Just before Christmas we learned Grant Shapps had been given responsibility for reviving town centres. Announcing he was looking forward to his new brief with a solitary tweet, we haven’t heard a word from him on town centres since.
His only action, if you can call it that, in his new role appears to be letting the Mary Portas Review gather dust on a shelf in Whitehall. The Government will respond to her recommendations, we are told, in spring.
Meanwhile, out on the high street things have been very busy. All over the country retailers are going into administration. D2 Jeans, Past Times, La Senza, Tobar Group and Barratts are among the more high profile casualties with many more predicted in the coming weeks and months. Peacocks and Bonmarche and Arcadia are also reported to be planning major store closure programmes.
If the Minister hadn’t got wind of this then surely he would have heard a string of commentators on every news channel predicting difficult months ahead for our retail sector. “It is difficult to see how the more financially fragile retailers will make it through the barren retail winter,” warned Company Watch’s Nick Hood. “You’re going to see a lot more boarded up shops on the high streets,” added Jamie Constable, RCapital’s chief executive.
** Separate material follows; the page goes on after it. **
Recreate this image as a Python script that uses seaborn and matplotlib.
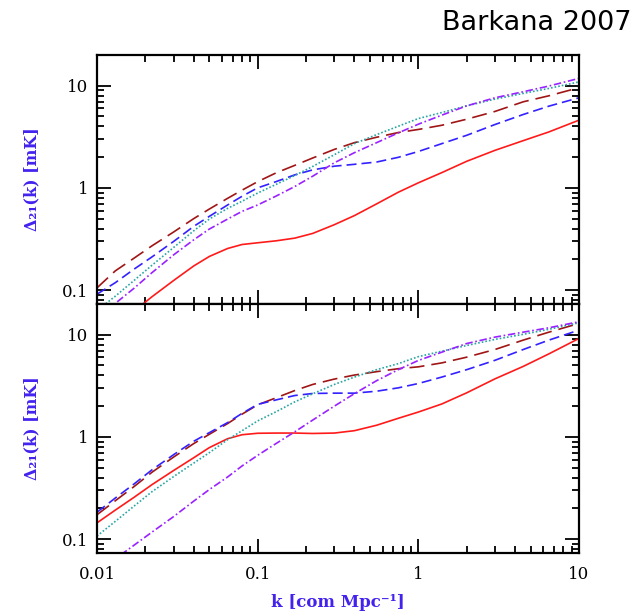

And yet, still not a dicky-bird from Shapps.
When David Cameron delivered his EU veto recently to try and protect the interests of the City of London, Tory MPs were quick to take to the airwaves to defend the banking sector. But who in this government is defending our retail sector?
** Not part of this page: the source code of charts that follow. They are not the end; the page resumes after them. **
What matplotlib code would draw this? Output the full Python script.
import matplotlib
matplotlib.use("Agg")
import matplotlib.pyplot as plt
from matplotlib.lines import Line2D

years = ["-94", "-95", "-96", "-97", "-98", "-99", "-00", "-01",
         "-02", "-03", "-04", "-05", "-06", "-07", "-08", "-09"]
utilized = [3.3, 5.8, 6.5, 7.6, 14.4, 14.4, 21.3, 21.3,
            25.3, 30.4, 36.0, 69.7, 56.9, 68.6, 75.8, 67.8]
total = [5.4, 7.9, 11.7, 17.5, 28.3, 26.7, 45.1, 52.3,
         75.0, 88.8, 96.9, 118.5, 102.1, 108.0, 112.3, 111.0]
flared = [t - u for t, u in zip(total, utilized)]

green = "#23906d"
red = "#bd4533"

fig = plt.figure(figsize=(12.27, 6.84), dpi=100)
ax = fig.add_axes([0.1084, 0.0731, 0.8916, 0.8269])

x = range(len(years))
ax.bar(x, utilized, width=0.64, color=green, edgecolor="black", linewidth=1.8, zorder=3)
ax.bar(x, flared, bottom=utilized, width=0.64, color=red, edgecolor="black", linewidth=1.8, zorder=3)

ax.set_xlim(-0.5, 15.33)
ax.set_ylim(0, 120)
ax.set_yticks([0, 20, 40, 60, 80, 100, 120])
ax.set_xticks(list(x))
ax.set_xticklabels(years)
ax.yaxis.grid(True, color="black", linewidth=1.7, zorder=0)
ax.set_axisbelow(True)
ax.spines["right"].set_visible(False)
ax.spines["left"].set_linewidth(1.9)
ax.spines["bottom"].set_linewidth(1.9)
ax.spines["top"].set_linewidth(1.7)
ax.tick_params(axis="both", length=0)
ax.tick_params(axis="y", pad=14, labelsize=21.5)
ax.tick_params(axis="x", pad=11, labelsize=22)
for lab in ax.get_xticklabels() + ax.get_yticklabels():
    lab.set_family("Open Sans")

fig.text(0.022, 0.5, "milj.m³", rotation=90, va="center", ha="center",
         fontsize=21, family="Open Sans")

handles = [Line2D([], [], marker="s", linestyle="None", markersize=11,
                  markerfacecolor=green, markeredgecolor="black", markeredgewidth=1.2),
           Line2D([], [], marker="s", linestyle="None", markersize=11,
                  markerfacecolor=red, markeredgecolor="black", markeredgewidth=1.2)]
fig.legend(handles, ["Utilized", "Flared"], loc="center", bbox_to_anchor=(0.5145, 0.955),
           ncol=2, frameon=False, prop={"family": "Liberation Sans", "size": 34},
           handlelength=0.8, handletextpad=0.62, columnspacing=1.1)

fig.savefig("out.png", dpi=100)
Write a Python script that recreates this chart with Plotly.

Let’s not forget that retail is the country’s largest private sector employer and accounts for 20 per cent of the UK’s GDP. The sector also accounts for 40% of employment for under-20-year-olds and pays 28% of all business rates.
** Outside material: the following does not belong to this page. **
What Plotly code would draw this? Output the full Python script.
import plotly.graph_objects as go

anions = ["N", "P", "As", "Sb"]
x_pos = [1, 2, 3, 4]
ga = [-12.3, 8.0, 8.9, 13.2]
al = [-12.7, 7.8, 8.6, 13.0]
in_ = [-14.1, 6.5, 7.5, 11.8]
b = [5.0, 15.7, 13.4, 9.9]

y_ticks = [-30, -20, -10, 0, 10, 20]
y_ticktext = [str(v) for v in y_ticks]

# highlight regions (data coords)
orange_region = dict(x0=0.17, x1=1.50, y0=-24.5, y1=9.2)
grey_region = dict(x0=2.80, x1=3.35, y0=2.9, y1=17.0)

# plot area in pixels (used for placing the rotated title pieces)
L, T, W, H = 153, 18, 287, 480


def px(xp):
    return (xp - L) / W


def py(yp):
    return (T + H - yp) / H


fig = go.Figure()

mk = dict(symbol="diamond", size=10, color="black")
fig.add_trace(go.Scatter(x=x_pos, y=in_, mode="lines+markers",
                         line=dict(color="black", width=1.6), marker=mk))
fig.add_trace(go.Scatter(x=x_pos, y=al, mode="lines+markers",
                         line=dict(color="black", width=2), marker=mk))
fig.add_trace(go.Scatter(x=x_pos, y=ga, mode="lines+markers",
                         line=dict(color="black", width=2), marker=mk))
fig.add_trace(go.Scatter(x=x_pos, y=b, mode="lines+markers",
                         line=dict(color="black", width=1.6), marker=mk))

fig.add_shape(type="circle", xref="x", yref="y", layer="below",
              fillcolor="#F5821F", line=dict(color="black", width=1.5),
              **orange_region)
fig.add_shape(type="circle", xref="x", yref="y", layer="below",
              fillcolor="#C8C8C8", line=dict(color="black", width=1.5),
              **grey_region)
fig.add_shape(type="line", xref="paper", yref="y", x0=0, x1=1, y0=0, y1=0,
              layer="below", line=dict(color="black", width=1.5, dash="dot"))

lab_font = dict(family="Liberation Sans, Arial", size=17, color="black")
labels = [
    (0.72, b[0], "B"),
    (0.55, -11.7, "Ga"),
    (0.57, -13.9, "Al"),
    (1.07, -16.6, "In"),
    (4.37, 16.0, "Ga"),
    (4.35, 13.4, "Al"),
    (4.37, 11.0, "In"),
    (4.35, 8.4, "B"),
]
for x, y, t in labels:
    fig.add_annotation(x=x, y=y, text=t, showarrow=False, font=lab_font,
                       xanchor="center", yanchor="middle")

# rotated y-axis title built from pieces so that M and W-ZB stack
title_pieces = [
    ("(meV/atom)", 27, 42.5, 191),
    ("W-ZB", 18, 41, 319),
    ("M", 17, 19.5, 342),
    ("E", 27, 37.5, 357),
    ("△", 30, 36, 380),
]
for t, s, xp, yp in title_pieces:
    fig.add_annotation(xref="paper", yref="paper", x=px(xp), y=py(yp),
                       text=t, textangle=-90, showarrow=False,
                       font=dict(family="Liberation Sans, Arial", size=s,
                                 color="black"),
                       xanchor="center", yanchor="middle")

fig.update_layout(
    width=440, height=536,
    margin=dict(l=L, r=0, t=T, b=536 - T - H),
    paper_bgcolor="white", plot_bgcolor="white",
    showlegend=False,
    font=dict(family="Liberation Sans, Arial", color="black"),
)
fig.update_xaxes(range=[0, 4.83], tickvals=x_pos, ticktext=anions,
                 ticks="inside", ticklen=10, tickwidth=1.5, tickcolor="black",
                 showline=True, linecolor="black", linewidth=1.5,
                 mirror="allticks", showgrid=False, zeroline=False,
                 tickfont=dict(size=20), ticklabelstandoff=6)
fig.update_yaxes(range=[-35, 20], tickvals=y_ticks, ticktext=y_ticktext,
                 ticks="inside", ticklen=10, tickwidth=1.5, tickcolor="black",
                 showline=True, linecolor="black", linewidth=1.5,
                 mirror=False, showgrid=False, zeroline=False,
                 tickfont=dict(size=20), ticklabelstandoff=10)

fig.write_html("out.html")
If Shapps is content to respond to the Portas Review in spring while ignoring a winter of retail insolvencies then this shows staggering complacency and remoteness from the reality on the high street.
Many of the Portas Review suggestions could be acted on immediately by Government and in the current circumstances there should be no delay. Certainly if Shapps wants to help inject some confidence back into the high street he urgently needs to give retailers clarity of policy direction.
We’ve already seen a string of bad policies from the Coalition damage confidence in the high street. The Chancellor’s recent decision to introduce the biggest increase in business rates in 20 years for one. Plans by HMRC to introduce heavy handed spot checks on thousands of small businesses while turning a blind eye to big business is another. The VAT hike didn’t help either.
At the start of 2012 we’ve certainly come a long way from the Government’s overblown rhetoric of January 2011. This time last year David Cameron promised to deliver the “most pro-business, pro-growth, pro-jobs agenda ever unleashed by government”.
A year later the sober reality predicted by Company Watch is that the total number of UK corporate insolvencies will increase by 18% this year. This equates to 27,500 businesses. There can hardly be any more compelling case for Shapps to snap out of his torpor and show some urgency in his new job. Because if he doesn’t it won’t be just a harsh winter we’ll be facing but a long, cold spring as well.
Simon Danczuk is the MP for Rochdale.